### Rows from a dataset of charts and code
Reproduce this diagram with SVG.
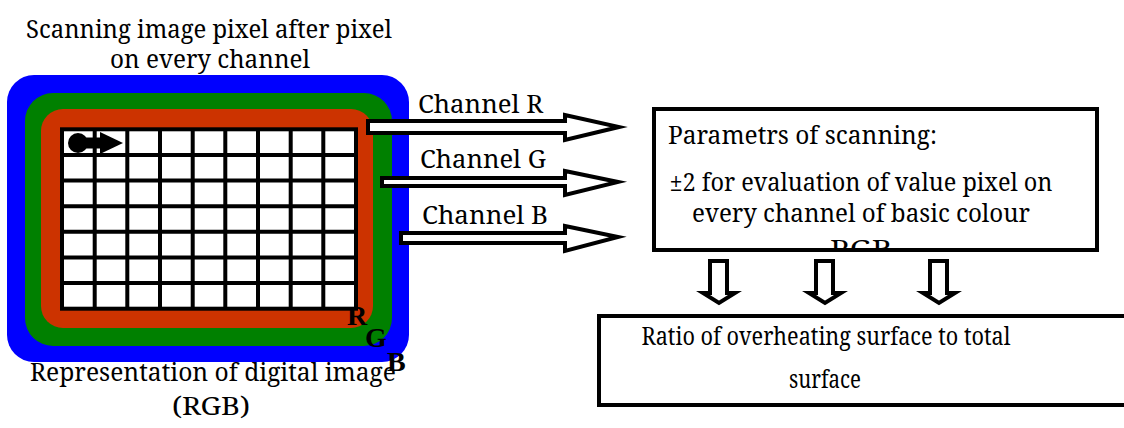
<svg xmlns="http://www.w3.org/2000/svg" width="1124" height="428" viewBox="0 0 1124 428">
  <style>
    text { font-family: "Noto Serif", "DejaVu Serif", serif; font-size: 26px; font-weight: 400; fill: #000; }
    .c { text-anchor: middle; }
    .b { font-family: "Liberation Serif", "Noto Serif", serif; font-size: 28px; font-weight: 700; }
    .box { fill: #fff; stroke: #000; stroke-width: 4; }
    .arr { fill: #fff; stroke: #000; stroke-width: 4; stroke-linejoin: miter; stroke-miterlimit: 10; }
    .grid { stroke: #000; stroke-width: 4; fill: none; }
  </style>
  <defs>
    <clipPath id="paramsClip">
      <rect x="656" y="111" width="439" height="137"/>
    </clipPath>
  </defs>
  <rect width="1124" height="428" fill="#fff"/>

  <!-- Digital image: RGB channel layers and pixel grid -->
  <g id="image">
    <text class="c" x="209" y="38" textLength="366" lengthAdjust="spacingAndGlyphs">Scanning image pixel after pixel</text>
    <text class="c" x="210" y="68" textLength="200" lengthAdjust="spacingAndGlyphs">on every channel</text>
    <rect x="7" y="75" width="402" height="287" rx="27" fill="#0000ff"/>
    <rect x="25" y="93" width="367" height="253" rx="28" fill="#008000"/>
    <rect x="41" y="109" width="332" height="219" rx="22" fill="#cc3300"/>
    <rect x="62" y="129.3" width="294" height="179.4" fill="#fff"/>
    <g class="grid">
      <rect x="62" y="129.3" width="294" height="179.4"/>
      <path d="M94.7 129.3V308.7M127.3 129.3V308.7M160 129.3V308.7M192.7 129.3V308.7M225.3 129.3V308.7M258 129.3V308.7M290.7 129.3V308.7M323.3 129.3V308.7"/>
      <path d="M62 154.9H356M62 180.5H356M62 206.2H356M62 231.8H356M62 257.5H356M62 283.1H356"/>
    </g>
    <!-- scan cursor -->
    <circle cx="78" cy="143" r="10" fill="#000"/>
    <rect x="86" y="137.5" width="16" height="11" fill="#000"/>
    <polygon points="100,132 123,143 100,154" fill="#000"/>
    <text class="b" x="347" y="325">R</text>
    <text class="b" x="365" y="347">G</text>
    <text class="b" x="387" y="371">B</text>
    <text class="c" x="213" y="381" textLength="366" lengthAdjust="spacingAndGlyphs">Representation of digital image</text>
    <text class="c" x="211" y="415" textLength="78" lengthAdjust="spacingAndGlyphs">(RGB)</text>
  </g>

  <!-- Scanning parameters -->
  <g id="params">
    <rect class="box" x="654" y="109" width="443" height="141"/>
    <g clip-path="url(#paramsClip)">
      <text x="668" y="144" textLength="269" lengthAdjust="spacingAndGlyphs">Parametrs of scanning:</text>
      <text class="c" x="861" y="191" textLength="383" lengthAdjust="spacingAndGlyphs">±2 for evaluation of value pixel on</text>
      <text class="c" x="861" y="222" textLength="338" lengthAdjust="spacingAndGlyphs">every channel of basic colour</text>
      <text class="c" x="861" y="258" textLength="62" lengthAdjust="spacingAndGlyphs">RGB</text>
    </g>
  </g>

  <!-- Result -->
  <g id="result">
    <rect class="box" x="599" y="316" width="540" height="89"/>
    <text class="c" x="826" y="345" textLength="369" lengthAdjust="spacingAndGlyphs">Ratio of overheating surface to total</text>
    <text class="c" x="825" y="388" textLength="72" lengthAdjust="spacingAndGlyphs">surface</text>
  </g>

  <!-- Connectors -->
  <g id="connectors">
    <polygon class="arr" points="368,121 565,121 565,115 619,127 565,140 565,133 368,133"/>
    <polygon class="arr" points="382,178 565,178 565,171 618,182 565,195 565,186 382,186"/>
    <polygon class="arr" points="401,233 565,233 565,226 618,237 565,251 565,243 401,243"/>
    <text x="418" y="113" textLength="125" lengthAdjust="spacingAndGlyphs">Channel R</text>
    <text x="420" y="168" textLength="126" lengthAdjust="spacingAndGlyphs">Channel G</text>
    <text x="422" y="224" textLength="126" lengthAdjust="spacingAndGlyphs">Channel B</text>
    <polygon class="arr" points="710,261 727,261 727,293 735,293 719,303 703,293 710,293"/>
    <polygon class="arr" points="816,261 833,261 833,293 841,293 825,303 809,293 816,293"/>
    <polygon class="arr" points="930,261 947,261 947,293 955,293 939,303 923,293 930,293"/>
  </g>
</svg>
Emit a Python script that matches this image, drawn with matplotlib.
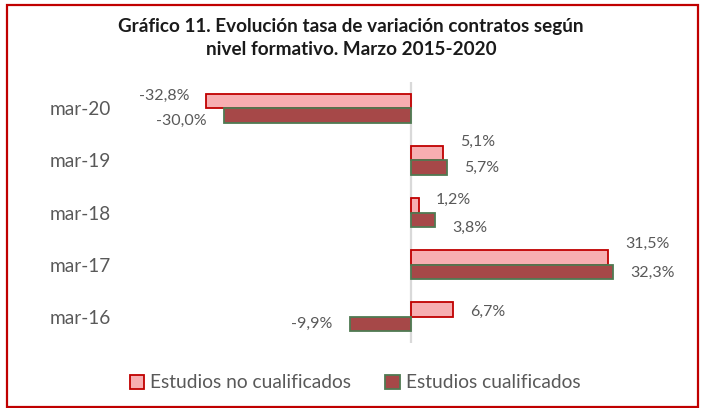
import matplotlib
matplotlib.use("Agg")
import matplotlib.pyplot as plt
from matplotlib.patches import Patch, Rectangle
import numpy as np

# --- data ---
categories = ["mar-16", "mar-17", "mar-18", "mar-19", "mar-20"]
no_cualificados = [6.7, 31.5, 1.2, 5.1, -32.8]
cualificados = [-9.9, 32.3, 3.8, 5.7, -30.0]
series_names = ["Estudios no cualificados", "Estudios cualificados"]
title = "Gráfico 11. Evolución tasa de variación contratos según\nnivel formativo. Marzo 2015-2020"

# vertical nudges (pixels) of the data labels, as placed in the original
nudge_light = [-2, 14, 5, 11, 5]
nudge_dark = [0, -1, -8, 0, -6]

plt.rcParams['font.family'] = ['Lato', 'DejaVu Sans']

W, H = 702, 408
fig = plt.figure(figsize=(W / 100, H / 100), dpi=100)

# plot area in pixels: zero at x=411.5, 6.25 px per unit
ax_left, ax_right, ax_top, ax_bottom = 120, 690, 82, 343
x0, scale = 411.5, 6.25
ax = fig.add_axes([ax_left / W, (H - ax_bottom) / H,
                   (ax_right - ax_left) / W, (ax_bottom - ax_top) / H])

light_fill, light_edge = "#F7AEB1", "#C00000"
dark_fill, dark_edge = "#A64848", "#4F7A52"
text_col = "#595959"

y = np.arange(len(categories))
h = 0.277
ax.barh(y + h / 2, no_cualificados, height=h, color=light_fill,
        edgecolor=light_edge, linewidth=1.3, zorder=3)
ax.barh(y - h / 2, cualificados, height=h, color=dark_fill,
        edgecolor=dark_edge, linewidth=1.3, zorder=3)

ax.axvline(0, color="#D9D9D9", lw=1.6, zorder=2)

def fmt(v):
    return f"{v:.1f}".replace(".", ",") + "%"

for i in range(len(categories)):
    for vals, off, nudge in ((no_cualificados, h / 2, nudge_light),
                             (cualificados, -h / 2, nudge_dark)):
        v = vals[i]
        dx = 17 if v >= 0 else -17
        ax.annotate(fmt(v), xy=(v, y[i] + off), xytext=(dx, nudge[i]),
                    textcoords="offset pixels", ha="left" if v >= 0 else "right",
                    va="center", fontsize=11.5, color=text_col)

ax.set_xlim((ax_left - x0) / scale, (ax_right - x0) / scale)
ax.set_ylim(-0.5, len(categories) - 0.5)
ax.set_xticks([])
ax.set_yticks(y)
ax.set_yticklabels(categories, fontsize=13.7, color=text_col)
ax.tick_params(axis="y", length=0, pad=6.5)
for s in ax.spines.values():
    s.set_visible(False)
ax.patch.set_alpha(0)

fig.text(0.5, 1 - 38 / H, title, ha="center", va="center", fontsize=13.6,
         fontweight="bold", color="#1a1a1a", linespacing=1.45)

handles = [Patch(facecolor=light_fill, edgecolor=light_edge, linewidth=1.3),
           Patch(facecolor=dark_fill, edgecolor=dark_edge, linewidth=1.3)]
fig.legend(handles, series_names, loc="center", bbox_to_anchor=(355 / W, 1 - 383 / H),
           ncol=2, frameon=False, fontsize=13.8, labelcolor=text_col,
           handlelength=0.75, handleheight=0.75, handletextpad=0.3, columnspacing=1.8)

# red frame around the chart
fig.patches.append(Rectangle((7 / W, 1 / H), 691 / W, 402 / H, transform=fig.transFigure,
                             fill=False, edgecolor="#C00000", linewidth=1.6))

fig.savefig("out.png", dpi=100)
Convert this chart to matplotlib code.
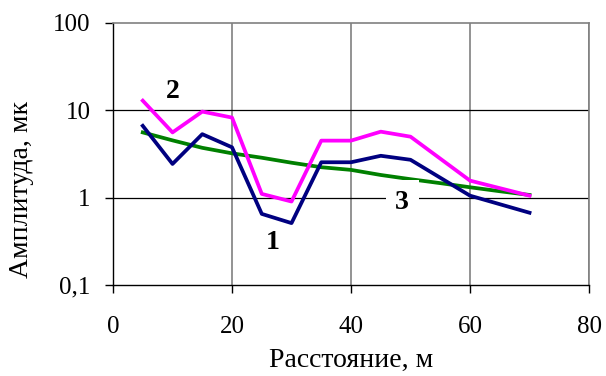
import matplotlib.pyplot as plt
from matplotlib.ticker import FixedLocator, FixedFormatter, NullLocator

# ── data ──────────────────────────────────────────────────────────────────────
dist_12 = [5, 10, 15, 20, 25, 30, 35, 40, 45, 50, 60, 70]
amp_1 = [6.6, 2.42, 5.3, 3.75, 0.65, 0.51, 2.53, 2.53, 3.0, 2.7, 1.05, 0.67]
amp_2 = [12.8, 5.55, 9.6, 8.2, 1.1, 0.9, 4.47, 4.47, 5.66, 4.96, 1.56, 1.05]

dist_3 = [5, 10, 15, 20, 25, 30, 35, 40, 45, 50, 55, 60, 65, 70]
amp_3 = [5.55, 4.5, 3.7, 3.2, 2.85, 2.5, 2.22, 2.07, 1.81, 1.62, 1.46, 1.31, 1.18, 1.07]

x_ticks = [0, 20, 40, 60, 80]
y_ticks = [0.1, 1, 10, 100]
y_labels = ["0,1", "1", "10", "100"]

plt.rcParams["font.family"] = ["Liberation Serif", "DejaVu Serif"]

fig = plt.figure(figsize=(6.06, 3.76), dpi=100)
ax = fig.add_axes([0.1865, 0.242, 0.7855, 0.698])

ax.set_yscale("log")
ax.set_xlim(0, 80)
ax.set_ylim(0.1, 100)

# grid: grey verticals, black horizontals
for x in x_ticks[1:]:
    ax.axvline(x, color="#808080", lw=1.2, zorder=1)
for y in y_ticks[1:3]:
    ax.axhline(y, color="black", lw=0.9, zorder=1)

ax.plot(dist_3, amp_3, color="#008000", lw=2.7, zorder=3)
ax.plot(dist_12, amp_2, color="#FF00FF", lw=2.7, zorder=4)
ax.plot(dist_12, amp_1, color="#000080", lw=2.7, zorder=5)

# curve numbers
lbl = dict(fontsize=20, fontweight="bold", ha="center", va="center_baseline", zorder=6)
ax.text(10.1, 17.5, "2", **lbl)
ax.text(26.9, 0.335, "1", **lbl)
ax.text(48.6, 0.96, "3", **lbl,
        bbox=dict(facecolor="white", edgecolor="none", pad=7))

for side in ["top", "right"]:
    ax.spines[side].set_color("#808080")
    ax.spines[side].set_linewidth(1.2)
for side in ["left", "bottom"]:
    ax.spines[side].set_color("black")
    ax.spines[side].set_linewidth(1.0)

ax.xaxis.set_major_locator(FixedLocator(x_ticks))
ax.yaxis.set_major_locator(FixedLocator(y_ticks))
ax.yaxis.set_major_formatter(FixedFormatter(y_labels))
ax.yaxis.set_minor_locator(NullLocator())
ax.tick_params(axis="both", direction="out", length=6, width=1.0, labelsize=18, colors="black")
ax.tick_params(axis="x", pad=16)
ax.tick_params(axis="y", pad=10)

ax.set_xlabel("Расстояние, м", fontsize=20)
ax.set_ylabel("Амплитуда, мк", fontsize=20)
ax.xaxis.set_label_coords(0.5, -0.24)
ax.yaxis.set_label_coords(-0.165, 0.365)

fig.savefig("out.png", dpi=100)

### EXERCISE INSTRUCTIONS
Omit all pictures and repeat exactly the lines from the one containing "Convert this chart to matplotlib code." through the one containing "ax.spines[side].set_linewidth(1.0)", ends included, with nothing added.

### FULL OUTPUT
Convert this chart to matplotlib code.
import matplotlib.pyplot as plt
from matplotlib.ticker import FixedLocator, FixedFormatter, NullLocator

# ── data ──────────────────────────────────────────────────────────────────────
dist_12 = [5, 10, 15, 20, 25, 30, 35, 40, 45, 50, 60, 70]
amp_1 = [6.6, 2.42, 5.3, 3.75, 0.65, 0.51, 2.53, 2.53, 3.0, 2.7, 1.05, 0.67]
amp_2 = [12.8, 5.55, 9.6, 8.2, 1.1, 0.9, 4.47, 4.47, 5.66, 4.96, 1.56, 1.05]

dist_3 = [5, 10, 15, 20, 25, 30, 35, 40, 45, 50, 55, 60, 65, 70]
amp_3 = [5.55, 4.5, 3.7, 3.2, 2.85, 2.5, 2.22, 2.07, 1.81, 1.62, 1.46, 1.31, 1.18, 1.07]

x_ticks = [0, 20, 40, 60, 80]
y_ticks = [0.1, 1, 10, 100]
y_labels = ["0,1", "1", "10", "100"]

plt.rcParams["font.family"] = ["Liberation Serif", "DejaVu Serif"]

fig = plt.figure(figsize=(6.06, 3.76), dpi=100)
ax = fig.add_axes([0.1865, 0.242, 0.7855, 0.698])

ax.set_yscale("log")
ax.set_xlim(0, 80)
ax.set_ylim(0.1, 100)

# grid: grey verticals, black horizontals
for x in x_ticks[1:]:
    ax.axvline(x, color="#808080", lw=1.2, zorder=1)
for y in y_ticks[1:3]:
    ax.axhline(y, color="black", lw=0.9, zorder=1)

ax.plot(dist_3, amp_3, color="#008000", lw=2.7, zorder=3)
ax.plot(dist_12, amp_2, color="#FF00FF", lw=2.7, zorder=4)
ax.plot(dist_12, amp_1, color="#000080", lw=2.7, zorder=5)

# curve numbers
lbl = dict(fontsize=20, fontweight="bold", ha="center", va="center_baseline", zorder=6)
ax.text(10.1, 17.5, "2", **lbl)
ax.text(26.9, 0.335, "1", **lbl)
ax.text(48.6, 0.96, "3", **lbl,
        bbox=dict(facecolor="white", edgecolor="none", pad=7))

for side in ["top", "right"]:
    ax.spines[side].set_color("#808080")
    ax.spines[side].set_linewidth(1.2)
for side in ["left", "bottom"]:
    ax.spines[side].set_color("black")
    ax.spines[side].set_linewidth(1.0)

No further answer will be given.